>> Begin

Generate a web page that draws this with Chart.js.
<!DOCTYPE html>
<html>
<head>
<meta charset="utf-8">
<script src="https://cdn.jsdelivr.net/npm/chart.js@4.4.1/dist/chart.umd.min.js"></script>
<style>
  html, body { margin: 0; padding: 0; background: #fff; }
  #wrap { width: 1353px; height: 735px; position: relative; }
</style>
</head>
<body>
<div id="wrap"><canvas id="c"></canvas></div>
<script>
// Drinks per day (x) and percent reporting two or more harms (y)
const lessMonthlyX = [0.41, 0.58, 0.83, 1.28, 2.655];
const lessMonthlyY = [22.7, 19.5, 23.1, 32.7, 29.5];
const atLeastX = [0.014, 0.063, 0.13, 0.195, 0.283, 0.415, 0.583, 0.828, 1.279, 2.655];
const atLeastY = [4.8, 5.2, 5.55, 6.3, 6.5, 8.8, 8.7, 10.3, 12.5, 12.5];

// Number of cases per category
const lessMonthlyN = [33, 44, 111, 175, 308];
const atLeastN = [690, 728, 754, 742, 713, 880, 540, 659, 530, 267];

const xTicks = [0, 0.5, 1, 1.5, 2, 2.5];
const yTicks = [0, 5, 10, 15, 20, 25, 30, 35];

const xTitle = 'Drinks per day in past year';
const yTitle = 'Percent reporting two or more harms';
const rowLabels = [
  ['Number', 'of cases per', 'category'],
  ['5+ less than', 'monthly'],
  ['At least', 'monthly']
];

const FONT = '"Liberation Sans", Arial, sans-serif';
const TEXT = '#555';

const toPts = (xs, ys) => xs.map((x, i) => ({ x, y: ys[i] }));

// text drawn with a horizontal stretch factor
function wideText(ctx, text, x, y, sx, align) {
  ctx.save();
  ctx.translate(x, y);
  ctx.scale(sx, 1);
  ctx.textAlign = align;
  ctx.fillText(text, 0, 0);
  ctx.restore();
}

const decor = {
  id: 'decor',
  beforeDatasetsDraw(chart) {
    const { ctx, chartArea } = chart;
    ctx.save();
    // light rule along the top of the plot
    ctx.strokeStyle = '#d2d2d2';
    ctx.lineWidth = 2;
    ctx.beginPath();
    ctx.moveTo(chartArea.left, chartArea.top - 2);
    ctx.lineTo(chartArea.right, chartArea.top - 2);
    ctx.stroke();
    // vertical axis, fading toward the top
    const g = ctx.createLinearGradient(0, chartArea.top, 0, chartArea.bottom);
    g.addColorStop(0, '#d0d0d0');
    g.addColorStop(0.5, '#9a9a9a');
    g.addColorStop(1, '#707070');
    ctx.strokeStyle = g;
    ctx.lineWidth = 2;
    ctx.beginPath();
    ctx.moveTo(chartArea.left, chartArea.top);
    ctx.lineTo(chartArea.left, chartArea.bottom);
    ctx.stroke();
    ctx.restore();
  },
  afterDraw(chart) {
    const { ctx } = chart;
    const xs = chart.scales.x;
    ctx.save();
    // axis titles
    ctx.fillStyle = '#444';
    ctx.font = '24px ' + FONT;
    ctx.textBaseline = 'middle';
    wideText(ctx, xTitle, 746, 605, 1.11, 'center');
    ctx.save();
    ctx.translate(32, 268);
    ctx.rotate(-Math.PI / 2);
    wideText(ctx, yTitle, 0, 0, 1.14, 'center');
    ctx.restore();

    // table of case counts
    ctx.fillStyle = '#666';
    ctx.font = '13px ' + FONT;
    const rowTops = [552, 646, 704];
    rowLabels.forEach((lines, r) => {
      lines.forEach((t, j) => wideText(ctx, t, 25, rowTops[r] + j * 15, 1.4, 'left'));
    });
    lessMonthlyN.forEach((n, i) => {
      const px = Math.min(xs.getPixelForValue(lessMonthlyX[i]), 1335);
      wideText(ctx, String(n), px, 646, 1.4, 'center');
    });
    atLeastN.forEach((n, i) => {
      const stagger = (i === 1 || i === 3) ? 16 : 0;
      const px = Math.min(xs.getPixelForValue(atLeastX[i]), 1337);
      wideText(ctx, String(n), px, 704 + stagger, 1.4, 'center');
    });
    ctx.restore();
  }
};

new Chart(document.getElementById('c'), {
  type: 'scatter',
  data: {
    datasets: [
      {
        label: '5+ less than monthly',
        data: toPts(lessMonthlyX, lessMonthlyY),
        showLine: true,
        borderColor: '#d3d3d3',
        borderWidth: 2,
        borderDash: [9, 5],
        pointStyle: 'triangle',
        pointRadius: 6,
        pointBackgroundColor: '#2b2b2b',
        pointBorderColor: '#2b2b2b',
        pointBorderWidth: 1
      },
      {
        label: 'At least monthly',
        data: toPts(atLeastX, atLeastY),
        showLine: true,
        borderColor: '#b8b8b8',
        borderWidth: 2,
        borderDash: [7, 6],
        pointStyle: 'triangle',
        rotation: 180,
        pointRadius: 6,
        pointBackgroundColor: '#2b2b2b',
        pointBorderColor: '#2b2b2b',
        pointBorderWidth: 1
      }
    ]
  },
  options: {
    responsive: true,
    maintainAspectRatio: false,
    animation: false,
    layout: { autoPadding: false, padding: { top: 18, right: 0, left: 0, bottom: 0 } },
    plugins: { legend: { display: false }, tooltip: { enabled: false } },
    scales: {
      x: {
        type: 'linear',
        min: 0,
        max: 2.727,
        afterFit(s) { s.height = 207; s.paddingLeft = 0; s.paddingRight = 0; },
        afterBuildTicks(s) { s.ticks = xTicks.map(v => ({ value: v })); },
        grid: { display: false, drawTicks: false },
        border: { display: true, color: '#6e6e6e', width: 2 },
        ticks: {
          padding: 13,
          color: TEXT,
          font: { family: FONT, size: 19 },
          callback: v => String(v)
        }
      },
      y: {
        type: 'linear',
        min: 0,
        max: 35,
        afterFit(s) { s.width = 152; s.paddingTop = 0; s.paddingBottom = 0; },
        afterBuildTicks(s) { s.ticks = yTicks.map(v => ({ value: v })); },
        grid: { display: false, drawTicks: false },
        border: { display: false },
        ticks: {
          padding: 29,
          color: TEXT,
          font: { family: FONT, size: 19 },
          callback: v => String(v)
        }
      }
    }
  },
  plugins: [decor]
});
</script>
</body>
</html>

>> End
>> Begin

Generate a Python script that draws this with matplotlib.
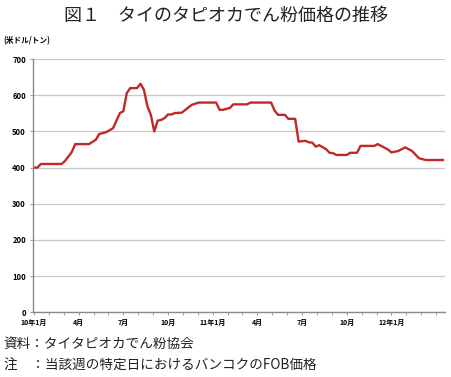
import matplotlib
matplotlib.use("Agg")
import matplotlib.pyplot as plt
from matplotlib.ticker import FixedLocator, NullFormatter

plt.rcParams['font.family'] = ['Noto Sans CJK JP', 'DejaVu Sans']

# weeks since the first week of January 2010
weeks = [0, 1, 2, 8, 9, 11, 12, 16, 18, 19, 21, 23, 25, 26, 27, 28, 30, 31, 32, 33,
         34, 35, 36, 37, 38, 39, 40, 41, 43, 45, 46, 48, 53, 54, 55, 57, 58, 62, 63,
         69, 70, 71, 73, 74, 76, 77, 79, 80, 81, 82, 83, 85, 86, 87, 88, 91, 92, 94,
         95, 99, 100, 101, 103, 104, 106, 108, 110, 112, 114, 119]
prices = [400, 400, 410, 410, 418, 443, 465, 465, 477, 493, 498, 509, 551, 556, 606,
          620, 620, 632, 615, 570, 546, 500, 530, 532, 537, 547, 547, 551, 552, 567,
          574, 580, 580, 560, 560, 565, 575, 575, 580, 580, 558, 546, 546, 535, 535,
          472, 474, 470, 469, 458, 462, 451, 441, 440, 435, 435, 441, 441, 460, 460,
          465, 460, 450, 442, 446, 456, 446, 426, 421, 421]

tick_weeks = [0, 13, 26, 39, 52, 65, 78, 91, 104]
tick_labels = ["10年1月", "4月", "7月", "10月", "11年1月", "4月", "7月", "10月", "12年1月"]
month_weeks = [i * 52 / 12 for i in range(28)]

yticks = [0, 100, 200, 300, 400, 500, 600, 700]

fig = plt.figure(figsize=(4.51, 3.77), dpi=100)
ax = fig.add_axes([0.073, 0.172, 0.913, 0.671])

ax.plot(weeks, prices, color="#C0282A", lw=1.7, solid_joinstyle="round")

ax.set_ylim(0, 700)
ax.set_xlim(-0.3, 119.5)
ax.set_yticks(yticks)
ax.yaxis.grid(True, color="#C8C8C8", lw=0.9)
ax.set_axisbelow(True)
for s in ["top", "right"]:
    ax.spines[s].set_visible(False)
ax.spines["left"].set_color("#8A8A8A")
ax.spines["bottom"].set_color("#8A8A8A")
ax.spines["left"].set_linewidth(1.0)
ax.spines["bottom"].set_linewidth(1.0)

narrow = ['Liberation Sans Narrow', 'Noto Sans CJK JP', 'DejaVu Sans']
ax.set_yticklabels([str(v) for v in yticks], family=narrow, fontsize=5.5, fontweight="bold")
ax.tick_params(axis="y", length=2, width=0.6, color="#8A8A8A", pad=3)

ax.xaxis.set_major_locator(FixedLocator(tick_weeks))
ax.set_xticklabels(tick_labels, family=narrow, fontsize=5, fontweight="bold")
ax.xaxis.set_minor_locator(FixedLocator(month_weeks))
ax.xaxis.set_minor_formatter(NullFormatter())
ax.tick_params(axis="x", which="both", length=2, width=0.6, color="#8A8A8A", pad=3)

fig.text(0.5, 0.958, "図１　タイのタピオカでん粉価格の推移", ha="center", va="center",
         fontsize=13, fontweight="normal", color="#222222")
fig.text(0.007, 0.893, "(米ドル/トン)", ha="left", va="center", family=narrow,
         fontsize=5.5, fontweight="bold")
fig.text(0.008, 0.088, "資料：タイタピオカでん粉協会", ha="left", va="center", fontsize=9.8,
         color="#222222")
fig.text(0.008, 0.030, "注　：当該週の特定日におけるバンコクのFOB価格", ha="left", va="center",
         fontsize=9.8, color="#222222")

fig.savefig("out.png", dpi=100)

>> End

# Task statement
Every line from the one containing "Generate a Python" through the one containing "plt.rcParams['font.family'] = ['Noto" should be quoted exactly, and no other lines; keep pictures out of the copy.

# Complete response
Generate a Python script that draws this with matplotlib.
import matplotlib
matplotlib.use("Agg")
import matplotlib.pyplot as plt
from matplotlib.ticker import FixedLocator, NullFormatter

plt.rcParams['font.family'] = ['Noto Sans CJK JP', 'DejaVu Sans']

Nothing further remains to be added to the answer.